Some parents who have the option of enrolling their children into pods argue that by pulling their children out of school, they are allowing more resources for the kids who stay in school, but according to L’Heureux Lewis-McCoy, Ph.D., an educational sociologist who studies educational inequality at New York University’s Steinhardt School of Culture, Education and Human Development, that’s “not how education finance works.” Rather, the use of learning pods could diminish school funding further, leaving families already struggling to survive and meet their child’s education needs to have even less access to resources and opportunities compared to their child’s privileged peers. Furthermore, teachers quitting school districts to teach learning pods have contributed to a widespread loss in experienced public educators throughout the United States.

Remote Learning: Is It A Solution?

Remote learning, while seemingly the only viable option for most public schools, has proved an unacceptable solution. Schools across the country are dealing with system outages, cyberattacks, and other technical issues related to the remote format. Additionally, remote learning has presented significant challenges to students with disabilities and students who are learning English as a second or third language.

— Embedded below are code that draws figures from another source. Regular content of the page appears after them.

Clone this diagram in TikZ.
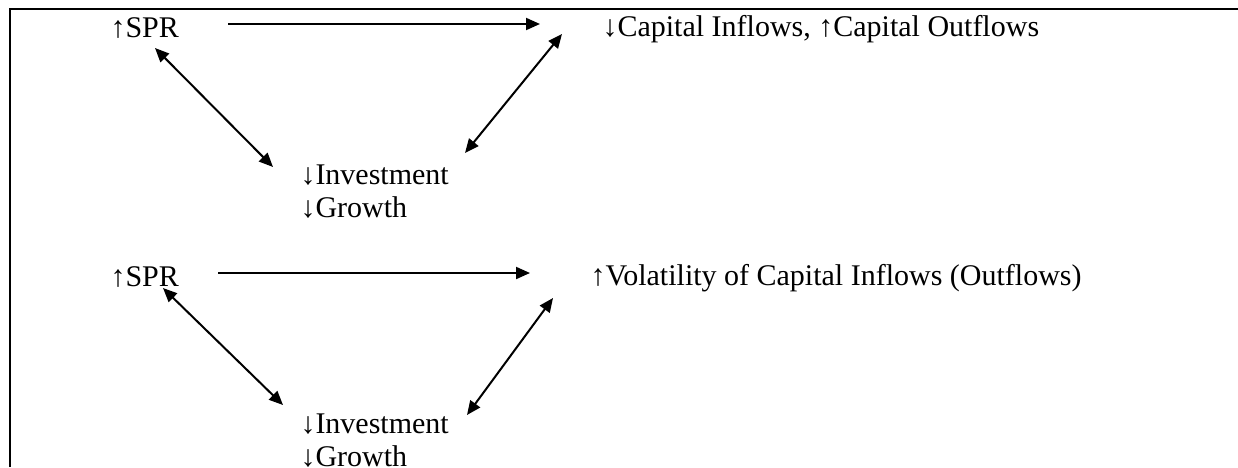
\documentclass[tikz,border=0pt]{standalone}
\usepackage{fontspec}
\setmainfont{Liberation Serif}
\usetikzlibrary{arrows.meta}

\begin{document}
\begin{tikzpicture}[x=0.4pt,y=-0.4pt,
        lbl/.style={inner sep=0pt,anchor=base west,align=left,
            font=\fontsize{12}{13.2}\selectfont},
        onearrow/.style={line width=0.8pt,-{Triangle[length=5.6pt,width=4.8pt]}},
        twoarrow/.style={line width=0.8pt,
            {Triangle[length=5.6pt,width=4.8pt]}-{Triangle[length=5.6pt,width=4.8pt]}}]
        \useasboundingbox (0,0) rectangle (1238,467);

        % Draw the frame
        \draw[line width=0.8pt] (10,467) -- (10,9) -- (1238,9);

        % Draw the upper diagram
        \node[lbl] (sprA) at (110,37) {↑SPR};
        \node[lbl] (capA) at (602,36) {↓Capital Inflows, ↑Capital Outflows};
        \node[lbl] (invA) at (300,217) {↓Investment\\↓Growth};
        \draw[onearrow] ([shift={(118,-13)}]sprA.base west) -- ([shift={(-62,-12)}]capA.base west);
        \draw[twoarrow] ([shift={(45,11)}]sprA.base west) -- ([shift={(-27,-50)}]invA.base west);
        \draw[twoarrow] ([shift={(-40,-2)}]capA.base west) -- ([shift={(165,-64)}]invA.base west);

        % Draw the lower diagram
        \node[lbl] (sprB) at (110,286) {↑SPR};
        \node[lbl] (volB) at (590,285) {↑Volatility of Capital Inflows (Outflows)};
        \node[lbl] (invB) at (300,466) {↓Investment\\↓Growth};
        \draw[onearrow] ([shift={(108,-13)}]sprB.base west) -- ([shift={(-60,-12)}]volB.base west);
        \draw[twoarrow] ([shift={(53,2)}]sprB.base west) -- ([shift={(-17,-61)}]invB.base west);
        \draw[twoarrow] ([shift={(-37,13)}]volB.base west) -- ([shift={(167,-51)}]invB.base west);
    \end{tikzpicture}
\end{document}
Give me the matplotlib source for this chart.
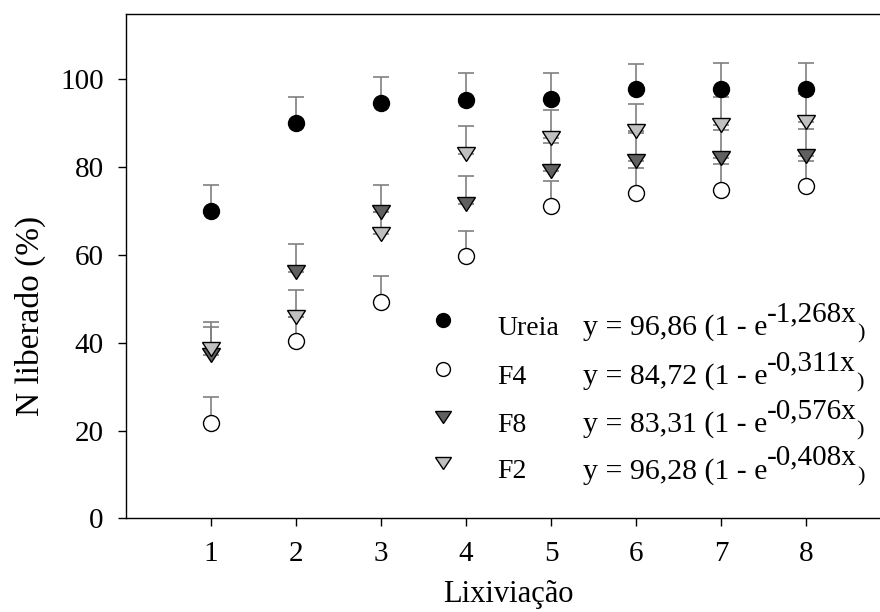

An estimated 14% of public school students receive special education services in the United States. The federal Individuals With Disabilities Education Act ensures that those children have a right to a free, appropriate public education whenever and wherever schools are operating. However, the sudden switch to a remote learning environment has left students with IEPs, also known as Individualized Education Programs, without the assistance they need as many students struggle with writing, typing, and cannot use technology independently.

Liberty and Pods for All

The creation and widespread popularity of learning pods has caused a lot of outrage. However, some school districts have decided to lean into the idea of learning pods instead of trying to stop them. As the saying goes, “If you can’t beat them, join them.” A school district in Denver, Colorado, decided to pursue the novel idea of school-run learning pods. That district decided to create two to three pods per grade level at all 41 elementary, middle, and K-8 schools. The school-run learning pods include up to ten students at the elementary level and fifteen students at the middle school level. The learning pods are taught by teacher aides, substitutes, and other individuals paid by the district.

Around forty percent of the district’s children are eligible for subsidized meals, so this strategy ensures that all students have access to learning pods regardless of their financial circumstances. It is important that other districts follow suit and commit to finding solutions to this seemingly impossible puzzle, so that American children of all ages are not deprived of their education and, arguably, their future.

Haley Burridge is a third-year law student at Loyola University Chicago School of Law and wrote this blog post as part of the Education Law Practicum.